Variété et exigence de qualité sont au rendez-vous

Article mis en ligne le 1er juin 2011
dernière modification le 27 septembre 2013

par François JESTIN

Bernard Foccroule, Directeur du festival international d’art lyrique d’Aix-en-Provence, nous parle de l’édition 2011, et plus précisément de la programmation de cet été, entre œuvres plus ou moins “classiques“ – La Traviata, La Clémence de Titus, Le Nez – et créations mondiales, tel le spectacle intitulé Thank to my Eyes tiré d’une pièce de Joël Pommerat.

C’est votre 5ème édition en tant que directeur du festival, vous vous sentez à présent « en régime de croisière » ?
Oui, dans la mesure où le nombre de productions – 5 opéras cette année, et un spectacle de théâtre musical – est je pense le rythme de production du festival pour les années à venir. Maintenant nous ne sommes pas dans la routine, car chaque édition du festival est un nouveau défi. Pour moi, c’est une édition à l’image de ce que j’aime, bien sûr avec les grands classiques Mozart et Verdi, des œuvres plus rares comme le Nez, deux créations mondiales, et un Haendel au Grand Saint-Jean. Ceci présente à mes yeux un équilibre que j’essaie d’atteindre.

On constate sur le programme le retour de titres déjà donnés à Aix il n’y a pas si longtemps : La Traviata en 2004 et La Clemenza di Tito en 2005…

Bernard Foccroule
© Johan Jacobs

Très clairement, lorsque j’ai été nommé directeur du festival, j’ai très vite été voir Natalie Dessay – qui n’était pas libre avant 2011 ! – et nous avions décidé de monter La Traviata. Je pense que les débuts de Natalie Dessay sur le continent a vraiment du sens, et en plus ce n’est pas une œuvre qui déplait au public, on l’a vu avec les places qui ont été tout de suite prises d’assaut ! Je crois que nous avons à Aix un taux de renouvellement des œuvres qui est bon, mais d’un autre côté il ne faut pas forcément rejeter les ouvrages du grand répertoire, d’autant qu’ils permettent parfois d’attirer un public qui découvrira ensuite Le Nez ou d’autres créations. La programmation des œuvres dépend aussi des rencontres avec les artistes, par exemple pour La Clemenza c’est Sir Colin Davis qui m’a indiqué qu’il adorait cet opéra-là.
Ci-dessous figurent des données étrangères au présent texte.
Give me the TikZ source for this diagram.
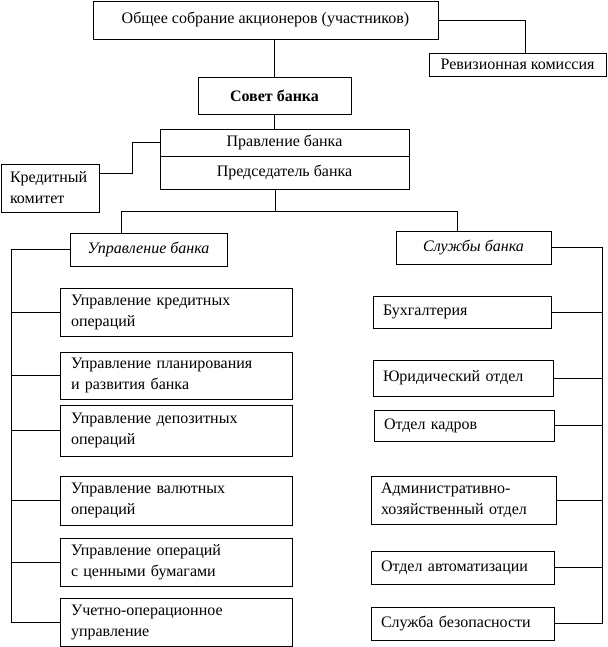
\documentclass[tikz,border=0pt]{standalone}
\usepackage{fontspec}
\setmainfont{Liberation Serif}
\begin{document}
\begin{tikzpicture}[x=1pt,y=-1pt,
    box/.style={draw, line width=0.8pt, inner sep=0pt, font=\fontsize{16}{21}\selectfont},
    cbox/.style={box, align=center},
    lbox/.style={box, align=left, inner xsep=11pt, text width=210pt, minimum height=48pt},
    rbox/.style={box, align=left, inner xsep=10pt, minimum height=33pt},
    link/.style={line width=0.8pt}]
    \useasboundingbox (0,0) rectangle (607,647);
    % top of the hierarchy
    \node[cbox, minimum width=345pt, minimum height=38pt] (sobr) at (265.5,20) {Общее собрание акционеров (участников)};
    \node[cbox, minimum width=177pt, minimum height=23pt] (rev) at (517.5,64.5) {Ревизионная комиссия};
    \node[cbox, minimum width=153pt, minimum height=37pt, font=\fontsize{16}{21}\selectfont\bfseries] (sovet) at (274.5,95.5) {Совет банка};
    \node[cbox, minimum width=249pt, minimum height=27pt] (pravl) at (284.5,142.5) {Правление банка};
    \node[cbox, minimum width=249pt, minimum height=33pt] (pred) at (284.5,172.5) {Председатель банка};
    \node[box, align=left, inner xsep=9pt, text width=80pt, minimum height=48pt] (kredit) at (50,188) {Кредитный\\комитет};
    % two branches
    \node[cbox, minimum width=157pt, minimum height=33pt, font=\fontsize{16}{21}\selectfont\itshape] (upr) at (148.5,249.5) {Управление банка};
    \node[cbox, minimum width=155pt, minimum height=33pt, font=\fontsize{16}{21}\selectfont\itshape] (sluzh) at (473.5,247.5) {Службы банка};
    % departments (left)
    \node[lbox] (u1) at (176,312) {Управление кредитных\\операций};
    \node[lbox, minimum height=47pt] (u2) at (176,375.5) {Управление планирования\\и развития банка};
    \node[lbox, minimum height=51pt] (u3) at (176,430.5) {Управление депозитных\\операций};
    \node[lbox, minimum height=49pt] (u4) at (176,500.5) {Управление валютных\\операций};
    \node[lbox] (u5) at (176,562) {Управление операций\\с ценными бумагами};
    \node[lbox] (u6) at (176,622) {Учетно-операционное\\управление};
    % services (right)
    \node[rbox, text width=158pt, minimum height=32pt] (s1) at (462,312) {Бухгалтерия};
    \node[rbox, text width=160pt, minimum height=36pt] (s2) at (463,378) {Юридический отдел};
    \node[rbox, text width=160pt, minimum height=31pt] (s3) at (464,425.5) {Отдел кадров};
    \node[rbox, text width=165pt, minimum height=48pt] (s4) at (463.5,500) {Административно-\\хозяйственный отдел};
    \node[rbox, text width=163pt] (s5) at (462.5,567.5) {Отдел автоматизации};
    \node[rbox, text width=163pt] (s6) at (462.5,623.5) {Служба безопасности};
    % connectors
    \coordinate (fork) at (275,211);
    \coordinate (barL) at (121,211);
    \coordinate (barR) at (457,211);
    \coordinate (spineL) at (11,0);
    \coordinate (spineR) at (602,0);
    \draw[link] (sobr.east) -| ([xshift=8pt]rev.north);
    \draw[link] (sovet.north) -- (sovet.north |- sobr.south);
    \draw[link] (sovet.south) -- (sovet.south |- pravl.north);
    \draw[link] ([yshift=15pt]kredit.east) -- ++(33,0) |- (pravl.west);
    \draw[link] (fork |- pred.south) -- (fork);
    \draw[link] (barL) -- (barR);
    \draw[link] (barL) -- (barL |- upr.north);
    \draw[link] (barR) -- (barR |- sluzh.north);
    \draw[link] (upr.west) -- (upr.west -| spineL) -- (spineL |- u6.west) -- (u6.west);
    \foreach \n in {u1,u2,u3,u4,u5}
        \draw[link] (\n.west) -- (\n.west -| spineL);
    \draw[link] (sluzh.east) -- (sluzh.east -| spineR) -- (spineR |- s6.east) -- (s6.east);
    \foreach \n in {s1,s2,s3,s4,s5}
        \draw[link] (\n.east) -- (\n.east -| spineR);
\end{tikzpicture}
\end{document}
Après Le Rossignol en 2010, une autre œuvre russe est à l’affiche, Le Nez de Chostakovitch ; avez-vous un goût particulier pour le répertoire russe ?
Oui j’ai un goût particulier pour le répertoire russe, mais ce n’est pas la raison de la programmation du Nez ! Dans ce cas-ci, la programmation est liée à la personne de William Kentridge, qui est un artiste que j’apprécie beaucoup, que j’ai accompagné sur toutes ses productions d’opéra jusqu’à présent. Je l’avais mis en contact avec Peter Gelb au Metropolitan Opera de New-York, coproducteur du spectacle. L’œuvre que rêvait de monter Kentridge aujourd’hui était Le Nez. Je crois que suivre les artistes a du sens, et c’était une occasion à ne pas manquer.

Le Nez est aussi à nouveau en coproduction avec l’Opéra de Lyon, avec qui vous entretenez des relations privilégiées ?
Avant qu’il ne devienne directeur de l’Opéra de Lyon, j’avais travaillé un petit peu avec Serge Dorny à La Monnaie à Bruxelles, et puis un peu plus lorsqu’il était directeur du festival des Flandres. Il y invitait régulièrement Valery Gergiev, et présentait d’ailleurs pas mal d’opéras russes à l’époque. Il a engagé à Lyon comme directeur musical Kazushi Ono, qui était mon directeur musical à La Monnaie, et nous partageons effectivement pas mal d’affinités. Même avant Serge Dorny et moi-même, il y a eu souvent un lien fort entre l’Opéra de Lyon et le festival d’Aix, comme à l’époque de Louis Erlo et Jean-Pierre Brossmann. Il y a aussi la question financière : ni l’Opéra de Lyon, ni le festival d’Aix ne pourrait faire seul Le Rossignol ou Le Nez. J’y vois également un effet d’entrainement : l’année dernière, après la 3ème représentation du Rossignol, les soirées aixoises suivantes, ainsi que toutes les représentations lyonnaises se sont retrouvées sold out ; il y a ainsi une sorte de deuxième chance offerte au public de pouvoir retrouver le spectacle.

Natalie Dessay
© Simon Fowler

Après le retour au Grand Saint-Jean l’année dernière, le festival y est à nouveau présent avec Acis and Galatea ; les spectacles continueront-ils à être joués dans ce lieu ?
Oui, pour nous c’est une évidence : le Grand Saint-Jean est un lieu magique, une sorte de Glyndebourne aixois. Nous avions décidé de ne pas y aller pendant les deux dernières années du Ring pour ne pas mettre l’équilibre financier du festival en difficulté, avec en plus la crise financière qui avait éclaté en 2008. Ce lieu nous permet vraiment de programmer des œuvres qui ont cette dimension bucolique. Cette année, Acis and Galatea a un rapport évident avec la nature, avec l’eau ; le metteur en scène japonais Saburo Teshigawara est très imprégné de cette culture.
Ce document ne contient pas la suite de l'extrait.